I used to always run off to Hoseok's place whenever I knew the beatings were going to be worse. It worked for the time I was there, but when I came home, I got my beatings anyway. Even harder than they were supposed to be because I ran to him again.  But I gladly took them, because he was the only person in the world who made me feel even a little bit of a human being. He's probably who saved me from myself at that point. I was at my lowest when I met him, having the feeling of dying all the time. That way you would be better off and I wouldn't be in so much pain anymore. Hoseok was the only person who looked at me, the only one who cared. And how could I hurt the only person who cared for me in this entire world? He was more than my friend. He was my savior. 

The night I ran off, the night you made him mutilate me, I took the picture of dad with me. I ran to the bus stop and put out all the money I had saved up and took a ride to Seoul. It wasn't even nearly enough to pay it, but the bus driver saw how desperate I was and let me go. Once I got to Seoul I searched for dad, wanting to be saved from this misery, but stumbled upon something even better. A woman scouted me, telling me how beautiful I was. She wanted me to come to her firm for tryouts. That day I was about to pass out due to lack of food and water. You didn't feed me all week. The only reason I went with her was because there was free food. I ate that day, my stomach hurt because it was so much. 

They accepted me, told me I was beautiful and talented. That was the first time I'd really heard someone say something like that to me. It took me a while to believe them. The woman also saw how troubled I was and that I needed help. I told her a bit of the story and she settled it with you. They were the ones who gave me a chance. 
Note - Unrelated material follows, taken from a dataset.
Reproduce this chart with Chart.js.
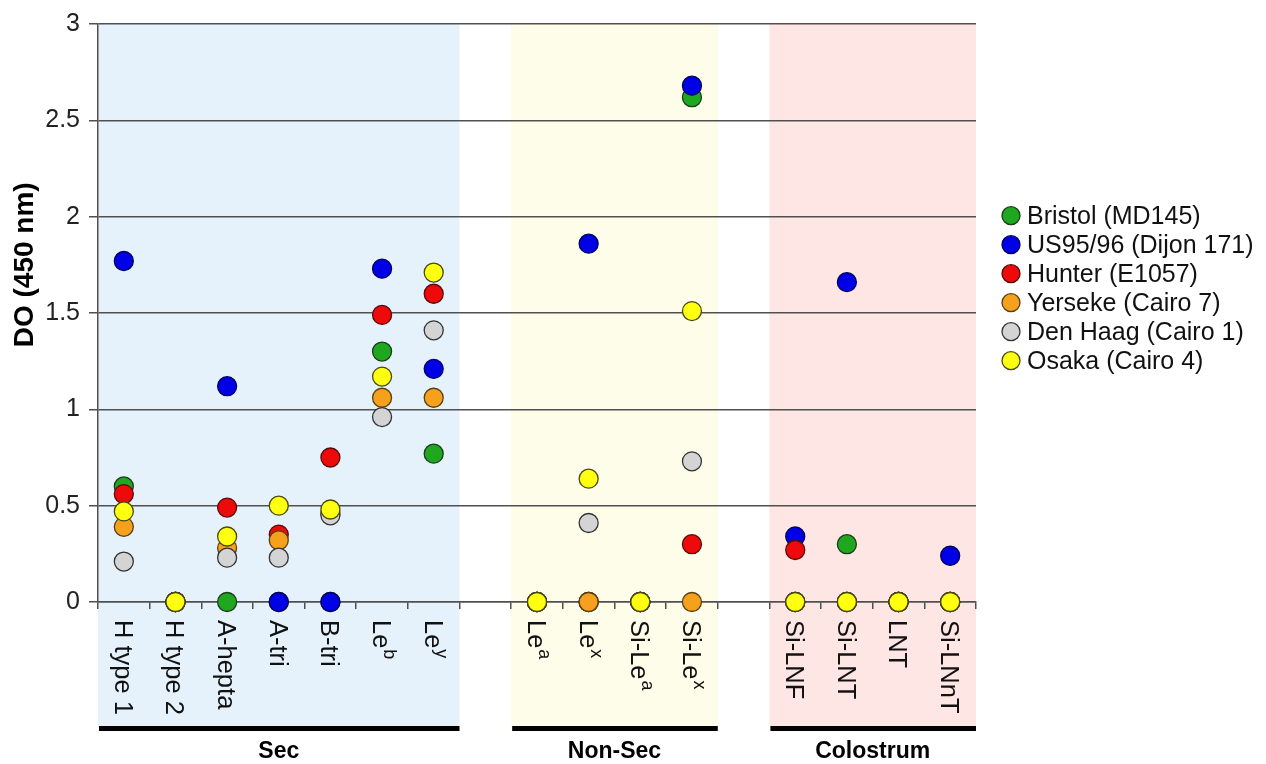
<!DOCTYPE html>
<html>
<head>
<meta charset="utf-8">
<script src="https://cdn.jsdelivr.net/npm/chart.js@4/dist/chart.umd.min.js"></script>
<style>
  html, body { margin: 0; padding: 0; background: #fff; }
  #wrap { width: 1266px; height: 764px; position: relative; }
</style>
</head>
<body>
<div id="wrap"><canvas id="grafico"></canvas></div>
<script>
// categorias (o "^" marca o expoente); '' = espaço entre os grupos
const categorias = ['H type 1', 'H type 2', 'A-hepta', 'A-tri', 'B-tri', 'Le^b', 'Le^y', '',
                    'Le^a', 'Le^x', 'Si-Le^a', 'Si-Le^x', '',
                    'Si-LNF', 'Si-LNT', 'LNT', 'Si-LNnT'];

const grupos = ['Sec', 'Non-Sec', 'Colostrum'];
const grupoInicio = [0, 8, 13];
const grupoFim = [6, 11, 16];
const grupoCores = ['#e5f2fc', '#fdfde9', '#fde6e4'];

const yTicks = [0, 0.5, 1, 1.5, 2, 2.5, 3];

// valores de DO (450 nm)
const bristol = [0.60, 0, 0,    0,    0,    1.30, 0.77, null, 0, 0,    0, 2.62, null, 0,    0.30, 0, 0];
const us9596  = [1.77, 0, 1.12, 0,    0,    1.73, 1.21, null, 0, 1.86, 0, 2.68, null, 0.34, 1.66, 0, 0.24];
const hunter  = [0.56, 0, 0.49, 0.35, 0.75, 1.49, 1.60, null, 0, 0,    0, 0.30, null, 0.27, 0,    0, 0];
const yerseke = [0.39, 0, 0.28, 0.32, 0.46, 1.06, 1.06, null, 0, 0,    0, 0,    null, 0,    0,    0, 0];
const denHaag = [0.21, 0, 0.23, 0.23, 0.45, 0.96, 1.41, null, 0, 0.41, 0, 0.73, null, 0,    0,    0, 0];
const osaka   = [0.47, 0, 0.34, 0.50, 0.48, 1.17, 1.71, null, 0, 0.64, 0, 1.51, null, 0,    0,    0, 0];

const nomes = ['Bristol (MD145)', 'US95/96 (Dijon 171)', 'Hunter (E1057)', 'Yerseke (Cairo 7)', 'Den Haag (Cairo 1)', 'Osaka (Cairo 4)'];
const series = [bristol, us9596, hunter, yerseke, denHaag, osaka];
const cores = ['#1fa81f', '#0000e6', '#ee0a0a', '#f6a11d', '#d4d4d4', '#ffff10'];
const bordas = ['#1c3a1c', '#00005c', '#5a0a0a', '#5a4010', '#333333', '#4a4a10'];

const FONTE = "'Liberation Sans', Arial, sans-serif";
const LINHA = '#505050';

const datasets = series.map((s, i) => ({
    label: nomes[i],
    data: s,
    showLine: false,
    pointRadius: 9.5,
    pointHoverRadius: 9.5,
    pointBackgroundColor: cores[i],
    pointBorderColor: bordas[i],
    pointBorderWidth: 1.3,
    backgroundColor: cores[i],
    borderColor: bordas[i],
    order: series.length - i, // o último (Osaka) fica por cima
    clip: false
}));

// faixas de fundo dos grupos
const faixas = {
    id: 'faixas',
    beforeDraw(chart) {
        const ctx = chart.ctx, x = chart.scales.x, area = chart.chartArea;
        const meio = (x.getPixelForValue(1) - x.getPixelForValue(0)) / 2;
        ctx.save();
        grupos.forEach((g, i) => {
            const esq = x.getPixelForValue(grupoInicio[i]) - meio;
            const dir = x.getPixelForValue(grupoFim[i]) + meio;
            ctx.fillStyle = grupoCores[i];
            ctx.fillRect(esq, area.top, dir - esq, 726 - area.top);
        });
        ctx.restore();
    }
};

// rótulos girados, barras pretas, nomes dos grupos, título do eixo e legenda
const extras = {
    id: 'extras',
    afterDraw(chart) {
        const ctx = chart.ctx, x = chart.scales.x, y = chart.scales.y, area = chart.chartArea;
        const meio = (x.getPixelForValue(1) - x.getPixelForValue(0)) / 2;
        ctx.save();

        // rótulos das categorias (lidos de cima para baixo)
        ctx.fillStyle = '#111';
        categorias.forEach((c, i) => {
            if (!c) return;
            const partes = c.split('^');
            ctx.save();
            ctx.translate(x.getPixelForValue(i) - 2, area.bottom + 18);
            ctx.rotate(Math.PI / 2);
            ctx.textAlign = 'left';
            ctx.textBaseline = 'middle';
            ctx.font = '25.5px ' + FONTE;
            ctx.fillText(partes[0], 0, 0);
            if (partes[1]) {
                const w = ctx.measureText(partes[0]).width;
                ctx.font = '18px ' + FONTE;
                ctx.fillText(partes[1], w + 1, -9);
            }
            ctx.restore();
        });

        // barras e nomes dos grupos
        grupos.forEach((g, i) => {
            const esq = x.getPixelForValue(grupoInicio[i]) - meio;
            const dir = x.getPixelForValue(grupoFim[i]) + meio;
            ctx.fillStyle = '#000';
            ctx.fillRect(esq + 1, 726, dir - esq - 1, 5);
            ctx.font = 'bold 23px ' + FONTE;
            ctx.textAlign = 'center';
            ctx.textBaseline = 'middle';
            ctx.fillText(g, (esq + dir) / 2, 752);
        });

        // título do eixo Y
        ctx.save();
        ctx.translate(25, y.getPixelForValue(1.75));
        ctx.rotate(-Math.PI / 2);
        ctx.font = 'bold 28px ' + FONTE;
        ctx.textAlign = 'center';
        ctx.textBaseline = 'middle';
        ctx.fillStyle = '#000';
        ctx.fillText('DO (450 nm)', 0, 0);
        ctx.restore();

        // legenda
        const topo = y.getPixelForValue(2) - 1;
        nomes.forEach((n, i) => {
            const cy = topo + i * 29;
            ctx.beginPath();
            ctx.arc(area.right + 35, cy, 9, 0, Math.PI * 2);
            ctx.fillStyle = cores[i];
            ctx.fill();
            ctx.lineWidth = 1.3;
            ctx.strokeStyle = bordas[i];
            ctx.stroke();
            ctx.fillStyle = '#111';
            ctx.font = '25px ' + FONTE;
            ctx.textAlign = 'left';
            ctx.textBaseline = 'middle';
            ctx.fillText(n, area.right + 51, cy + 1);
        });

        ctx.restore();
    }
};

new Chart(document.getElementById('grafico'), {
    type: 'line',
    data: { labels: categorias, datasets: datasets },
    options: {
        responsive: true,
        maintainAspectRatio: false,
        animation: false,
        events: [],
        layout: { padding: { top: 22, right: 290, left: 0, bottom: 0 } },
        plugins: {
            legend: { display: false },
            tooltip: { enabled: false }
        },
        scales: {
            x: {
                type: 'category',
                offset: true,
                afterFit(scale) { scale.height = 162; },
                grid: {
                    display: true,
                    offset: true,
                    drawOnChartArea: false,
                    drawTicks: true,
                    tickLength: 7,
                    color: LINHA,
                    lineWidth: 1.5
                },
                border: { display: true, color: LINHA, width: 1.5 },
                ticks: { display: false }
            },
            y: {
                min: 0,
                max: 3,
                afterFit(scale) { scale.width = 98; },
                afterBuildTicks(scale) { scale.ticks = yTicks.map(v => ({ value: v })); },
                grid: {
                    color: LINHA,
                    lineWidth: 1.5,
                    drawTicks: true,
                    tickLength: 9
                },
                border: { display: true, color: LINHA, width: 1.5 },
                ticks: {
                    padding: 9,
                    color: '#222',
                    font: { family: FONTE, size: 25 },
                    callback: v => String(v)
                }
            }
        }
    },
    plugins: [faixas, extras]
});
</script>
</body>
</html>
And that's why I'm writing this letter today. Because of them and everyone who ever believed in me. Because they deserve to see me happy and content with myself. They've put too much effort into my wellbeing to see me crumble every single time you're near me. From now on I won't let your words have that effect on me. It'll be tough, but you won't have a hold on me anymore. I will be confident, not afraid and myself from now on. I will learn to trust and leave you behind me. Who knows, maybe one day I'll even forgive you. Circumstances have made you this way, I know that. You must've been loving once upon a time. 

I hope we both can find peace after this. That we both will be at ease with ourselves. Redemption is just around the corner. Always remember that.